GRM 2010 GRM 2011

Abstract Details

 
AUTHOR NAME
 
Family Name:
Cornelia
 
First Name:
Epuras
 
ABSTRACT OF PAPER
 
Title of Paper:
Traditional societal practices facing globalization
 
Paper Proposal Text :
This paper will analyse the impact of development in the Arab Gulf countries, keeping in mind nationalization policies and democratic progress. It will show that globalization not exactly comprises everyone’s life in a global village.
All six states of the GCC share an Arab Muslim identity with a tribal core and entrenched family loyalties that extend beyond a singular sheikhdom, and whose leading families consider them as cousins. The tribe to which these families belong is the oldest surviving organisational institution in the Gulf societies, as it appeared before institutionalisation according to Islam. The adherence to unwritten tribal rules and customs (generally referred as urf) is still common and reigning in the GCC even in the 21st century. It is a space where kinship and family ties are valued at its best. No matter how drastic the changes of the growth due to oil revenues and the great influx of foreign workers were, the features of traditional tribal organisations and emphasis on patrilineal descent are still anchored in the society, posing problems to creation of a strong advocacy for women’s rights and gender sensitive policies.
Educational awareness campaigns, scholarships, and Emiratization laws have allowed women to advance steadily into universities and public and private sectors jobs in recent years. The proportion of working adult women has grown from 25 percent (in 1990) to 35 percent (in 2000) to 40 percent (in 2007). Nevertheless, women in the UAE are highly underrepresented in the upper level hierarchy of the society. The Emirati case can be considered a rather successful example, as reforms are slowly coming into practice.
In the mid-1990s in another GCC country, namely Oman, the policy of "Omanization" came into full effect, trying to recruit both female and male nationals to counterbalance the influx of foreign workers. This had a particularly positive effect on poor, less-educated women, who were likely to obtain jobs related to house chores or cleaning allowing them to support themselves in the face of hardship. In Oman, Dr. Rawiyah al-Busaidiyah, was appointed as minister of higher education in March 2004, making her first female minister with portfolio in the GCC states, promoting women leadership. Recently, a female counsellor has been appointed by the Sultan.
At the other end, female employment rate in Saudi Arabia is among the lowest in the world and, specifically, the Middle East. Statistics on women's economic activity vary according to the source. According to the Ministry of Economy and Planning, women constituted only 5.4 percent of the total Saudi workforce in 2005, a figure that was expected to rise to 14.2 percent by the end of the 2005–09 five-year development plan. Government-sponsored projects have not reached their target in the last years, unfortunately.
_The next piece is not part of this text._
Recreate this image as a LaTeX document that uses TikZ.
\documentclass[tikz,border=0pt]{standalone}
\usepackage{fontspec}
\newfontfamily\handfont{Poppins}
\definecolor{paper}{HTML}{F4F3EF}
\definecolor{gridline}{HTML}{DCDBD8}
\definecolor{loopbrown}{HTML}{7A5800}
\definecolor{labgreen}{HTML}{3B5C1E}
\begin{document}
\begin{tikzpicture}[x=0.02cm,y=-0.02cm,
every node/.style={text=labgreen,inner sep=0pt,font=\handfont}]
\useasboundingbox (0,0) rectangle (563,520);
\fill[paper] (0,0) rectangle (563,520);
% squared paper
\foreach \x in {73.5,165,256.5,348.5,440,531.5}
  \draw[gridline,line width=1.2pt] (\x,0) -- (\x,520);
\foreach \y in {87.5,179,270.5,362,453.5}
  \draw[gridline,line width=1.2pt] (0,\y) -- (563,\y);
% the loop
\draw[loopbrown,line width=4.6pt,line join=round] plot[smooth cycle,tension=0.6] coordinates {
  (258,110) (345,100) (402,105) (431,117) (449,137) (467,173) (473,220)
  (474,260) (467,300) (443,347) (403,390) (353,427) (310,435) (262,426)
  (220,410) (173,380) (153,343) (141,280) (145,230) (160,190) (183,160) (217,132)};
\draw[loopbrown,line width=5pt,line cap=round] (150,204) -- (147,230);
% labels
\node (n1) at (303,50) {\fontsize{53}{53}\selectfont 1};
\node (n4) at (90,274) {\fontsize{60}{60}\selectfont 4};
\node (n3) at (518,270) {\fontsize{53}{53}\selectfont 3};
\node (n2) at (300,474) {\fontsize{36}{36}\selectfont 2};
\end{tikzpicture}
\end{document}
The five-year development plan targeted tripling the rate of women's employment within the plan period by increasing occupational training for women and promotion of their participation.
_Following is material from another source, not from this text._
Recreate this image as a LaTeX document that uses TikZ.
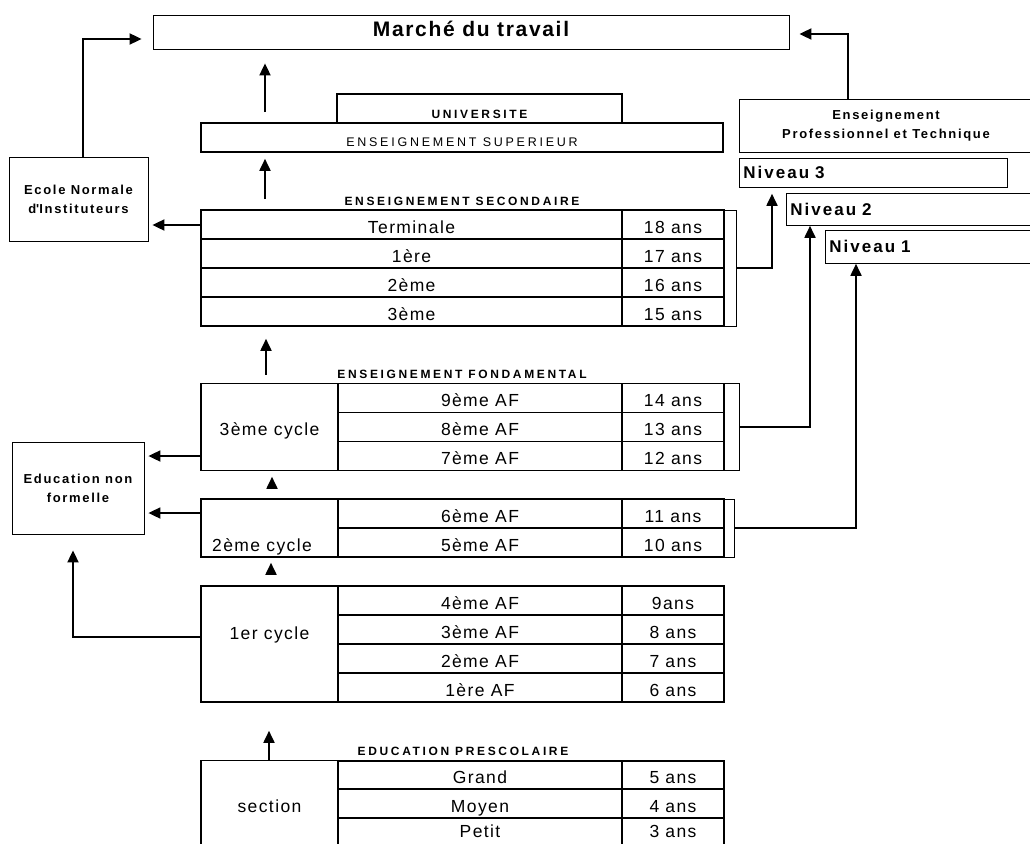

Arab labour policies, like other public policies, do not meet a gender sensitivity requirement. The gender division remains culturally embedded and seems to forget that women can be substantial contributors for the labour market, keeping them mainly in the area of the domestic life. However, Arab policy-makers, influenced by the growing global interest in women as well as the pressure from women’s network or international bodies have acknowledged to a certain degree the importance of integrating women in the labour market.
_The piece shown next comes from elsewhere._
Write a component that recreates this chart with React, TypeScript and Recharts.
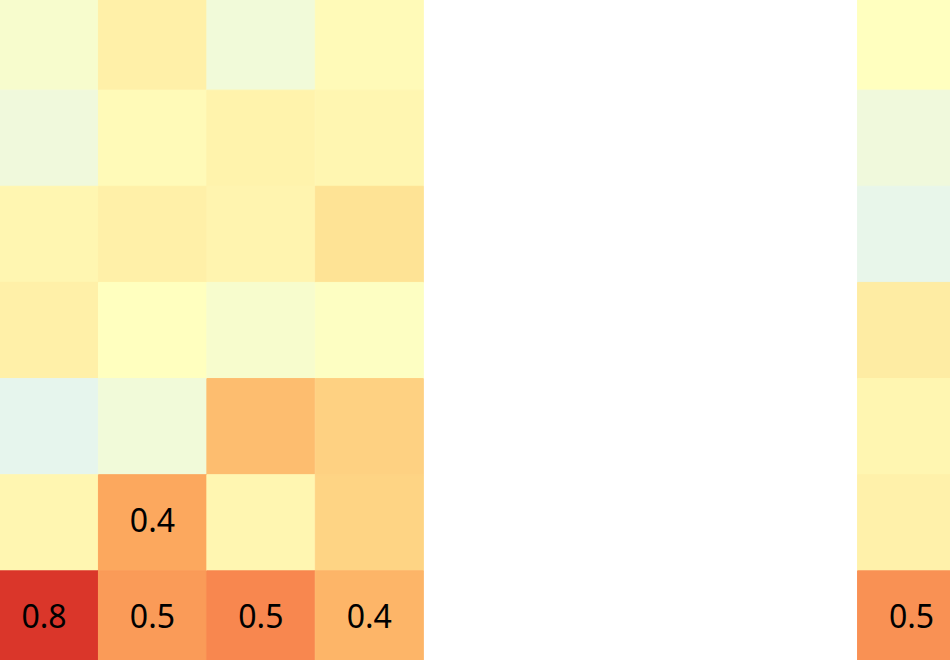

Another achievement that was made in the last years is the achievement of political rights by Kuwaiti women. We can add that Kuwait’s National Assembly is unique in the Gulf because it has a parliament with real power that is democratically elected. Despite the obstacles, democratic progress has occurred in Kuwait: constitutional life was restored following both illegal suspensions while the inclusion of women as full citizens has more than doubled the electorate to approximately 350,000 now eligible voters, more than half of them women, four of whom now sit in the National Assembly.
Modernization however did not erode men’s and women’s primary loyalties to their families and tribes because both of these patriarchal structures continued to be the main source of their social status and privileges, consolidating the argument on division made by El Baz. Despite some recent progress and influences of regime changes within the broader region, the area of political freedoms is a mixed picture, with the GCC states, according to the World Bank. While the adult literacy rate for women is higher in the GCC than elsewhere in the Arab world, the percentage of seats in parliaments held by women is substantially lower in the GCC than in other Arab countries. Better educated than their Arab counterparts, women in the GCC participate less to the political life, suggesting a higher level of gender political inequality. All in all, globalization cannot fight deeply entrenched cultural norms, but it can be a vehicle for a change. Definitely women from the Gulf interacted with the modernisation and globalization process, but not to the extent that they will erase institutionalised societal practices, despite a reconceptualization of many aspects of their lives.